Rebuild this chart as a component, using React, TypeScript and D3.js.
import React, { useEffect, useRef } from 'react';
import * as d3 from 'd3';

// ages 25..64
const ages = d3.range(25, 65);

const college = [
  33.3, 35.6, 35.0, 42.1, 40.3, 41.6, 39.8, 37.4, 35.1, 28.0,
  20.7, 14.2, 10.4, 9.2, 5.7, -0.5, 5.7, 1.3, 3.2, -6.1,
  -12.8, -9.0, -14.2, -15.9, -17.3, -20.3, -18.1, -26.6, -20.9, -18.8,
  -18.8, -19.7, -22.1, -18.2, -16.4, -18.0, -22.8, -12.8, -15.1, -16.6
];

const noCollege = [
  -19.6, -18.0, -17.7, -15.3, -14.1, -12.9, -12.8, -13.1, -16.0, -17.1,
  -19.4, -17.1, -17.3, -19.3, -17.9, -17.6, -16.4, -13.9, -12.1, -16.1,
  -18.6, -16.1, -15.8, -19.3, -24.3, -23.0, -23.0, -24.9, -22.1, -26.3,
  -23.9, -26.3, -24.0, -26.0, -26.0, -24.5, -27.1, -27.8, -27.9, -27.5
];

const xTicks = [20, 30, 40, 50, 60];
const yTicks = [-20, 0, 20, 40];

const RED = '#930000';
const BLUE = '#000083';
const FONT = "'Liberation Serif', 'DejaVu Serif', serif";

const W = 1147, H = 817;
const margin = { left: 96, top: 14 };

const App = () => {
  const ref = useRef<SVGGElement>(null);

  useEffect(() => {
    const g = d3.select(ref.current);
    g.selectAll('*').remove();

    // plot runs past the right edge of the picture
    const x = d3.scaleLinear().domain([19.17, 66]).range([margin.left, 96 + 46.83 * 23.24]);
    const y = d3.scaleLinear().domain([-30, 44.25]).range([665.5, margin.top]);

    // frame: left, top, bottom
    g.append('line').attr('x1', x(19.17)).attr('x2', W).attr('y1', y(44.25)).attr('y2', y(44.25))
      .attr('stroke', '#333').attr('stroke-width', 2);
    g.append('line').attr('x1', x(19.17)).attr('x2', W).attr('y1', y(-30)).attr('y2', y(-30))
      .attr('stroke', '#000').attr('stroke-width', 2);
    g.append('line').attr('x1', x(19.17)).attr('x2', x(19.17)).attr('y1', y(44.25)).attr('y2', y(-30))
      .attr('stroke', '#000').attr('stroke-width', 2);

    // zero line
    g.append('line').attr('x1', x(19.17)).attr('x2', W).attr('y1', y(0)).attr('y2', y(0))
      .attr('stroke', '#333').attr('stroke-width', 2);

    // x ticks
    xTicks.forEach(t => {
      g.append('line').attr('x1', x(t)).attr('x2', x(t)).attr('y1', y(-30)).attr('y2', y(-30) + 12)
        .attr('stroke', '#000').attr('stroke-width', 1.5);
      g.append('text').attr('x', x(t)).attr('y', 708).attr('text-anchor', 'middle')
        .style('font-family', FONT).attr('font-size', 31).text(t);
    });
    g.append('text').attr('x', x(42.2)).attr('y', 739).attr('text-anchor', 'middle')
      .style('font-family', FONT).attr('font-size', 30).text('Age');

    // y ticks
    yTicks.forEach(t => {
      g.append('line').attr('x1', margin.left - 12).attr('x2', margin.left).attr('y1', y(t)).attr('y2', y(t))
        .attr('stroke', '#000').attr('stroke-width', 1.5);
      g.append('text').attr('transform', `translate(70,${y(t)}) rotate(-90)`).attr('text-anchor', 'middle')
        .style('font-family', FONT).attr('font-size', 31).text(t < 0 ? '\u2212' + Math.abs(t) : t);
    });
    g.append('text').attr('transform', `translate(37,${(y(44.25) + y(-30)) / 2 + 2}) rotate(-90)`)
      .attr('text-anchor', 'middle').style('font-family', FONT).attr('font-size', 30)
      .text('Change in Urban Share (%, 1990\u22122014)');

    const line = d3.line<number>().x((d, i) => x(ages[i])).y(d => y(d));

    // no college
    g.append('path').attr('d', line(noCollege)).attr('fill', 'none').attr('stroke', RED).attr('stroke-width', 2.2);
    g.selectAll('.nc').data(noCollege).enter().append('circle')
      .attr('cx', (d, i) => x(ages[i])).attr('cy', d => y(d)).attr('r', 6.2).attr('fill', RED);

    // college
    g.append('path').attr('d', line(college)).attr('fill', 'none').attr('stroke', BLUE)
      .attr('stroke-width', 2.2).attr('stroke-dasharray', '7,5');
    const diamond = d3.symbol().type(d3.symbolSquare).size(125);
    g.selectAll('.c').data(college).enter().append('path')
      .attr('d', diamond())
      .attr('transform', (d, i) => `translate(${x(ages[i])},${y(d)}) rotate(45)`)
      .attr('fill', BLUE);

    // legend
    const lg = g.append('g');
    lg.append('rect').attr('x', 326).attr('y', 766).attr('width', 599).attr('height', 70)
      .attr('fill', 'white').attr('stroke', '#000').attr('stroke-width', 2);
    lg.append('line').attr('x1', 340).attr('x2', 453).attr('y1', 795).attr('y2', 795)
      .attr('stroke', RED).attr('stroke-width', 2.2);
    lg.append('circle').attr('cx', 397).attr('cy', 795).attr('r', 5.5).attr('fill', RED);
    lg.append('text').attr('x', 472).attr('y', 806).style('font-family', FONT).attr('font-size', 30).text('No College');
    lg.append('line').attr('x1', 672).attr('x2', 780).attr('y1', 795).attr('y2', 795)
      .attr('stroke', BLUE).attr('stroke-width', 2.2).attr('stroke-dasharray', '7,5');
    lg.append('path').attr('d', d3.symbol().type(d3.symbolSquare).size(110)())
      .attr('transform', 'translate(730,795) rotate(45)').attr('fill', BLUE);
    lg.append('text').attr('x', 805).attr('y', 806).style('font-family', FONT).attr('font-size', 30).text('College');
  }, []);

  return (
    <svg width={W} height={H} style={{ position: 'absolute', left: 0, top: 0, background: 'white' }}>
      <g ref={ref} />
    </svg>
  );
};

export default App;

◆ ◆ ◆ ◆

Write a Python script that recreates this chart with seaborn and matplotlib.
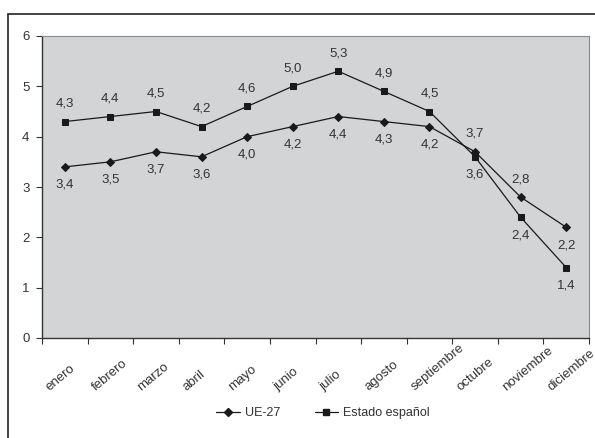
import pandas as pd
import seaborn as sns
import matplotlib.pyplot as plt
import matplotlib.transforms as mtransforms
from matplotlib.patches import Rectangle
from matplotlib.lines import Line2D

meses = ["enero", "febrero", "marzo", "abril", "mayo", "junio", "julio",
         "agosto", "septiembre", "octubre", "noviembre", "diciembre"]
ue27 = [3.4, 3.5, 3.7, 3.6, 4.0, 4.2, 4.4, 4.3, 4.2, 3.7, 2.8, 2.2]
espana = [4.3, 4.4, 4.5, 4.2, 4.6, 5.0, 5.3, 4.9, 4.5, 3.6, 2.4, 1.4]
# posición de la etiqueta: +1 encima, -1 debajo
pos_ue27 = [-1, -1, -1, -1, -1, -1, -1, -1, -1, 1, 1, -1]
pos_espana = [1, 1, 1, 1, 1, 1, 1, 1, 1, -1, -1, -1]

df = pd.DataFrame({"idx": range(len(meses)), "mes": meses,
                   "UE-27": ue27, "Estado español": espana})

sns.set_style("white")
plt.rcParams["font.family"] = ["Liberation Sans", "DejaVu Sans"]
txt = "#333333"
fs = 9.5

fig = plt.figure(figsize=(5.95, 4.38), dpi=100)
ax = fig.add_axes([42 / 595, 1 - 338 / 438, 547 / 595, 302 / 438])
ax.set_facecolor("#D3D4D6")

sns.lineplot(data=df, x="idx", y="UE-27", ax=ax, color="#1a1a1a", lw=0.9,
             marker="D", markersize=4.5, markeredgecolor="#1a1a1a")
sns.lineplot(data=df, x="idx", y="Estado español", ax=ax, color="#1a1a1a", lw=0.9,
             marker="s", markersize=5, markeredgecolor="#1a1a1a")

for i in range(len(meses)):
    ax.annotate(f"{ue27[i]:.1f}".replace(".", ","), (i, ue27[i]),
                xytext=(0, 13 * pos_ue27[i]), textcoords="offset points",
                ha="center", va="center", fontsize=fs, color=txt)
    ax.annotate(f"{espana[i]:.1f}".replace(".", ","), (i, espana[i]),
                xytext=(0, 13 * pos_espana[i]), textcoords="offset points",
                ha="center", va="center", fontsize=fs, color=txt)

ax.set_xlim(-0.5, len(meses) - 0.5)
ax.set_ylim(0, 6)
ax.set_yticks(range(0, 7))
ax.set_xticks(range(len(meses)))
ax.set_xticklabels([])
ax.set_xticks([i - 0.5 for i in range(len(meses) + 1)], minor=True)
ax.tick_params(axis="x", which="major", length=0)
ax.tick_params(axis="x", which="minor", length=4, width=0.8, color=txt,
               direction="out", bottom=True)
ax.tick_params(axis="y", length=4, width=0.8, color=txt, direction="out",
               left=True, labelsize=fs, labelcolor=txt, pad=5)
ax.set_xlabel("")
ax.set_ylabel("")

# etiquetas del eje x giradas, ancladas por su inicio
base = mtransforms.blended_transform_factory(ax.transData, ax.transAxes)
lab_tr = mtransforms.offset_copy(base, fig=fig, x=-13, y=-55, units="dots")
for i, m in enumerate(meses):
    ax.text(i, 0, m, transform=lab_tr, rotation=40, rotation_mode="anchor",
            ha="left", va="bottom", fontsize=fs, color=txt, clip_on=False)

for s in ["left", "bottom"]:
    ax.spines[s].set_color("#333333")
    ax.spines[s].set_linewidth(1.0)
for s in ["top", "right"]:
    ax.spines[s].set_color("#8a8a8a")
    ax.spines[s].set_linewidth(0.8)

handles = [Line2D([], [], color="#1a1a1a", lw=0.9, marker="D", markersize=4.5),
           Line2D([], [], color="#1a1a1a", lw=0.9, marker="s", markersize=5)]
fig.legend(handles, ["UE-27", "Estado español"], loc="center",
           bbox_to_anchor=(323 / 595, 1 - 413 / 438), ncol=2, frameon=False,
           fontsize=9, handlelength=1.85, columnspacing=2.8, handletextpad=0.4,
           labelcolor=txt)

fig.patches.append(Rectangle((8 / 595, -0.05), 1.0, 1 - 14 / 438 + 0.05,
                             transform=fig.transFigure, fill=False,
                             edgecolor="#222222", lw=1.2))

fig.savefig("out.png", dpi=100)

◆ ◆ ◆ ◆

* [Task details] Set down exactly the lines above, from the line containing "Write a Python" through the line containing "from matplotlib.lines import Line2D". Skip the pictures.

* [Solution to this exercise]
Write a Python script that recreates this chart with seaborn and matplotlib.
import pandas as pd
import seaborn as sns
import matplotlib.pyplot as plt
import matplotlib.transforms as mtransforms
from matplotlib.patches import Rectangle
from matplotlib.lines import Line2D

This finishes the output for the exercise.